Why ESG is important to AREIT investing

ESG investing continues to grow at a rapid rate. This is driven by investors wanting their investments to be aligned with their beliefs, to mitigate investment and reputational risk, or in many cases to deliver better risk-adjusted returns.

We have long held the view that ESG investing is not only good for the environment and for society but also makes good business sense.  In the property sector, ESG issues manifest through a range of factors such as energy efficiency, health and safety, pollution, community relations, as well as corporate governance issues such as board structure and shareholder rights. In this article, we will explore some of the investment benefits associated with superior Environmental, Social and Governance practices.

Environmental

Pleasingly within the real estate sector, Australian REITs are at the forefront of best practices for compared to global standards.  Most AREITs benchmark their assets against standardised ratings systems which help both investors and occupiers measure energy and water efficiency.  While carbon reduction efforts may not seem to directly generate higher investment returns, they play a prominent role in attracting high-quality tenants and preserving asset values.  More efficient buildings reduce the running costs for tenants and help to maintain higher occupancies, often on more favourable terms.
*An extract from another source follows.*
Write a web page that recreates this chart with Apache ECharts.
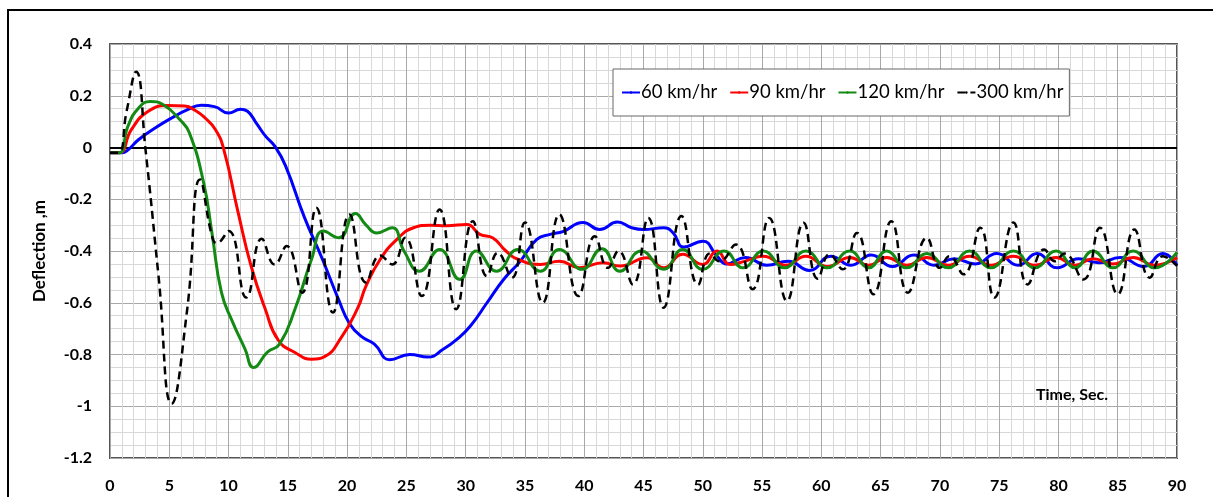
<!DOCTYPE html>
<html>
<head>
<meta charset="utf-8">
<script src="https://cdn.jsdelivr.net/npm/echarts@6/dist/echarts.min.js"></script>
<style>
  html, body { margin: 0; padding: 0; background: #fff; }
  #chart { width: 1213px; height: 497px; }
</style>
</head>
<body>
<div id="chart"></div>
<script>
// series names (legend)
var names = ['60 km/hr', '90 km/hr', '120 km/hr', '300 km/hr'];

// x tick labels: time in sec, y ticks: deflection in m
var xTicks = [0, 90, 5];
var yTicks = [-1.2, 0.4, 0.2];

// [time, deflection]
var s60 = [[0,-0.02],[1,-0.02],[1.5,-0.01],[2.4,0.03],[3.8,0.075],[5.2,0.114],[6.5,0.145],[7.7,0.163],[8.8,0.158],
  [10.0,0.133],[11.0,0.148],[11.6,0.14],[12.4,0.09],[13.1,0.045],[13.9,0.005],[14.8,-0.07],[16.4,-0.27],
  [17.9,-0.43],[19.3,-0.59],[20.2,-0.68],[21.2,-0.73],[22.3,-0.76],[23.6,-0.82],[25.3,-0.80],
  [26.8,-0.81],[28.1,-0.78],[29.3,-0.74],[30.4,-0.69],[31.8,-0.60],[33.2,-0.51],[34.6,-0.44],[36.0,-0.355],[37.2,-0.335],
  [38.2,-0.325],[39.9,-0.29],[41.3,-0.317],[42.8,-0.288],[44.0,-0.31],[45.0,-0.317],[46.7,-0.31],[47.5,-0.33],[48.4,-0.385],
  [50.0,-0.362],[51.2,-0.42],[52.0,-0.45],[53.6,-0.425],[55.4,-0.455],[57.2,-0.44],[59.0,-0.475],[60.8,-0.42],[62.5,-0.455],
  [64.2,-0.415],[66.0,-0.46],[67.8,-0.415],[69.5,-0.455],[71.2,-0.43],[73.0,-0.45],[74.8,-0.41],[76.6,-0.455],[78.2,-0.41],
  [79.9,-0.465],[81.7,-0.43],[83.4,-0.445],[85.2,-0.425],[87.2,-0.46],[88.8,-0.41],[90,-0.455]];

var s90 = [[0,-0.02],[0.8,-0.02],[1.8,0.069],[3.2,0.139],[4.9,0.162],[6.3,0.16],[7.2,0.143],[8.0,0.115],
  [8.9,0.069],[9.6,-0.008],[10.8,-0.25],[11.9,-0.458],[13.1,-0.625],[14.2,-0.745],[15.6,-0.792],
  [17.0,-0.818],[18.1,-0.808],[19.5,-0.735],[20.9,-0.62],[21.6,-0.535],[22.8,-0.432],[24.2,-0.355],[25.6,-0.31],
  [27.0,-0.30],[28.4,-0.302],[30.1,-0.298],[31.2,-0.336],[32.3,-0.35],[33.4,-0.40],[34.3,-0.43],[36.3,-0.452],[37.9,-0.44],
  [39.6,-0.465],[41.6,-0.445],[43.0,-0.458],[45.3,-0.426],[46.7,-0.465],[48.3,-0.413],[50.0,-0.452],[51.2,-0.40],[52.3,-0.452],
  [53.5,-0.44],[55.1,-0.42],[57.0,-0.455],[58.7,-0.42],[60.5,-0.46],[62.4,-0.425],[64.0,-0.455],[65.5,-0.425],[67.2,-0.455],
  [68.9,-0.425],[70.7,-0.455],[72.5,-0.42],[74.3,-0.455],[76.2,-0.42],[78.0,-0.455],[79.8,-0.425],[81.4,-0.455],[82.9,-0.43],
  [84.6,-0.45],[86.3,-0.425],[88.1,-0.455],[90,-0.425]];

var s120 = [[0,-0.02],[0.8,-0.02],[1.5,0.081],[2.4,0.152],[3.4,0.178],[4.5,0.165],[5.9,0.107],[6.7,0.056],
  [7.9,-0.137],[8.6,-0.33],[9.4,-0.56],[10.3,-0.67],[11.4,-0.78],[12.1,-0.85],[13.3,-0.79],[14.3,-0.76],
  [15.6,-0.625],[17.0,-0.432],[18.0,-0.323],[19.3,-0.349],[20.7,-0.255],[21.6,-0.30],[22.5,-0.33],
  [23.8,-0.31],[24.8,-0.40],[26.1,-0.478],[27.8,-0.394],[29.5,-0.51],[30.9,-0.40],[32.6,-0.478],[34.4,-0.394],[36.3,-0.478],
  [37.9,-0.394],[39.8,-0.471],[41.5,-0.391],[43.0,-0.478],[44.8,-0.40],[46.7,-0.471],[48.3,-0.394],[50.0,-0.471],[51.8,-0.40],
  [53.4,-0.465],[55.1,-0.40],[56.9,-0.465],[58.7,-0.40],[60.5,-0.465],[62.4,-0.40],[64.0,-0.465],[65.5,-0.40],[67.2,-0.465],
  [68.9,-0.41],[70.7,-0.465],[72.5,-0.40],[74.3,-0.465],[76.2,-0.40],[78.0,-0.465],[79.8,-0.40],[81.4,-0.465],[82.9,-0.40],
  [84.6,-0.465],[86.3,-0.40],[88.1,-0.465],[90,-0.405]];

var s300 = [[0,-0.02],[0.7,-0.02],[1.4,0.14],[2.2,0.293],[3.0,-0.01],[4.1,-0.5],[5.2,-0.99],
  [6.5,-0.63],[7.6,-0.124],[8.6,-0.343],[9.0,-0.37],[10.0,-0.323],[11.5,-0.58],
  [12.8,-0.353],[13.9,-0.452],[14.9,-0.381],[16.2,-0.561],[17.4,-0.233],[18.8,-0.638],[20.2,-0.259],[21.6,-0.522],
  [22.8,-0.417],[23.8,-0.452],[24.9,-0.349],[26.3,-0.574],[27.8,-0.24],[29.2,-0.625],[30.6,-0.285],[31.8,-0.497],[32.7,-0.407],
  [33.9,-0.503],[35.0,-0.29],[36.5,-0.60],[37.9,-0.259],[39.5,-0.574],[40.9,-0.343],[42.0,-0.465],[42.9,-0.40],[44.1,-0.529],
  [45.4,-0.272],[46.7,-0.619],[48.2,-0.265],[49.6,-0.53],[50.6,-0.41],[51.4,-0.44],[52.8,-0.375],[54.2,-0.548],[55.6,-0.272],
  [57.1,-0.593],[58.5,-0.291],[59.7,-0.507],[60.7,-0.413],[61.8,-0.471],[63.0,-0.33],[64.4,-0.567],[65.9,-0.285],[67.3,-0.561],
  [68.9,-0.349],[70.0,-0.465],[70.8,-0.42],[72.0,-0.49],[73.4,-0.31],[74.6,-0.58],[76.2,-0.29],[77.4,-0.529],[78.8,-0.394],
  [79.7,-0.44],[80.5,-0.41],[82.1,-0.51],[83.5,-0.31],[85.0,-0.567],[86.4,-0.317],[87.7,-0.503],[88.8,-0.42],[90,-0.458]];

var colors = ['#0000ff', '#ff0000', '#138a13', '#000000'];
var font = 'Lato, "Open Sans", sans-serif';

var chart = echarts.init(document.getElementById('chart'));

function line(name, data, color, dashed) {
    return {
        name: name,
        type: 'line',
        data: data,
        symbol: 'none',
        smooth: 0.5,
        lineStyle: { color: color, width: dashed ? 2.5 : 3, type: dashed ? [8, 5] : 'solid' },
        itemStyle: { color: color },
        z: 3
    };
}

var series = [
    line(names[0], s60, colors[0]),
    line(names[1], s90, colors[1]),
    line(names[2], s120, colors[2]),
    line(names[3], s300, colors[3], true)
];
// zero line
series[0].markLine = {
    silent: true,
    symbol: 'none',
    label: { show: false },
    lineStyle: { color: '#000', width: 2, type: 'solid' },
    data: [{ yAxis: 0 }],
    z: 2
};

var option = {
    animation: false,
    backgroundColor: '#fff',
    grid: {
        left: 110, right: 36, top: 44, bottom: 39,
        show: true, borderColor: '#555', borderWidth: 2, backgroundColor: 'transparent'
    },
    legend: {
        data: names,
        left: 613, top: 69,
        padding: [14, 6, 14, 8],
        itemGap: 12,
        itemWidth: 18,
        itemHeight: 3,
        backgroundColor: '#fff',
        borderColor: '#666',
        borderWidth: 1,
        textStyle: { fontFamily: font, fontSize: 18.5, color: '#000', padding: [0, 0, 0, -4] }
    },
    xAxis: {
        type: 'value',
        min: xTicks[0], max: xTicks[1], interval: xTicks[2],
        axisLine: { show: false },
        axisTick: { show: false },
        axisLabel: { fontFamily: font, fontWeight: 'bold', fontSize: 16, color: '#000', margin: 20 },
        splitLine: { show: true, lineStyle: { color: '#a8a8a8', width: 1 } },
        minorTick: { show: false, splitNumber: 5 },
        minorSplitLine: { show: true, lineStyle: { color: '#d8d8d8', width: 1 } }
    },
    yAxis: {
        type: 'value',
        min: yTicks[0], max: yTicks[1], interval: yTicks[2],
        name: 'Deflection ,m',
        nameLocation: 'middle',
        nameGap: 62,
        nameTextStyle: { fontFamily: font, fontWeight: 'bold', fontSize: 17, color: '#000' },
        axisLine: { show: false },
        axisTick: { show: false },
        axisLabel: {
            fontFamily: font, fontWeight: 'bold', fontSize: 16, color: '#000', margin: 18,
            formatter: function (v) { return String(Math.round(v * 10) / 10); }
        },
        splitLine: { show: true, lineStyle: { color: '#a8a8a8', width: 1 } },
        minorTick: { show: false, splitNumber: 4 },
        minorSplitLine: { show: true, lineStyle: { color: '#d8d8d8', width: 1 } }
    },
    graphic: [
        {
            type: 'rect',
            shape: { x: 8, y: 10, width: 1210, height: 500 },
            style: { fill: null, stroke: '#000', lineWidth: 2 },
            silent: true
        },
        {
            type: 'text',
            right: 1213 - 1108, top: 387,
            style: { text: 'Time, Sec.', font: 'bold 16px ' + font, fill: '#000' },
            z: 10
        }
    ],
    series: series
};

chart.setOption(option);
</script>
</body>
</html>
The building and construction industries account for almost 40% of annual global carbon emissions.  Targets to reduce waste to landfill and the procurement of renewable energy are key for companies seeking to achieve net zero carbon emissions.  Mirvac Group (MGR) has managed to reduce its carbon footprint by 80% through constructing greener buildings and reducing waste to landfill since 2014.  They have also constructed an industry-first apartment made from waste!

Social

Positive interaction with employees, suppliers, customers and the broader community is particularly important for real estate business like shopping centres or residential developers that are closely integrated within communities. In addition to the obvious benefits associated with increased support, we have seen numerous examples of businesses with diverse and inclusive cultures attracting superior talent and ultimately producing superior outcomes through delivering products that are designed to suit the community in which they operate.

Manufactured Homes Estates, Land Lease Communities and Built to Rent are all potential solutions to the increasing challenge of housing affordability  These communities also promote social inclusion and reduce the risk of negative mental health outcomes for retirees.  There are several very compelling investment opportunities in these sectors including Ingenia Group (INA), Lifestyle Communities (LIC) and Mirvac Group (MGR).

Governance

The importance of good governance cannot be overestimated. Issues such as executive pay, management diversity and structure, audits, internal controls, and shareholder rights are critical.  Governance also relates to a company’s values, ethics and “doing the right thing”.  By creating a strong ethical and social framework, companies can strengthen operational resilience and be better positioned to withstand any crises and disruptive competitions. Good governance is the key in delivering good “E” and “S” outcomes.  If we don’t trust management, we simply don’t invest but we always prefer REITs that have an independent board; incorporate ESG measures for each business unit and are internally managed.

Not only do ESG factors directly impact on operational earnings, they can also play an important role in capital management for landlords as greener buildings have access to more favourable debt structures including potential access to the green bond market.

Our approach is qualitative.  We incorporate ESG factors alongside financial factors to provide us with a complete risk return profile of our investments.  Our ESG research is conducted internally, allowing us to engage directly with management and have more insight into how a company incorporates ESG into its business. With a better understanding of ESG issues specific to each company, we are better placed to identify quality companies that are able to generate sustainable earnings and returns for our investors.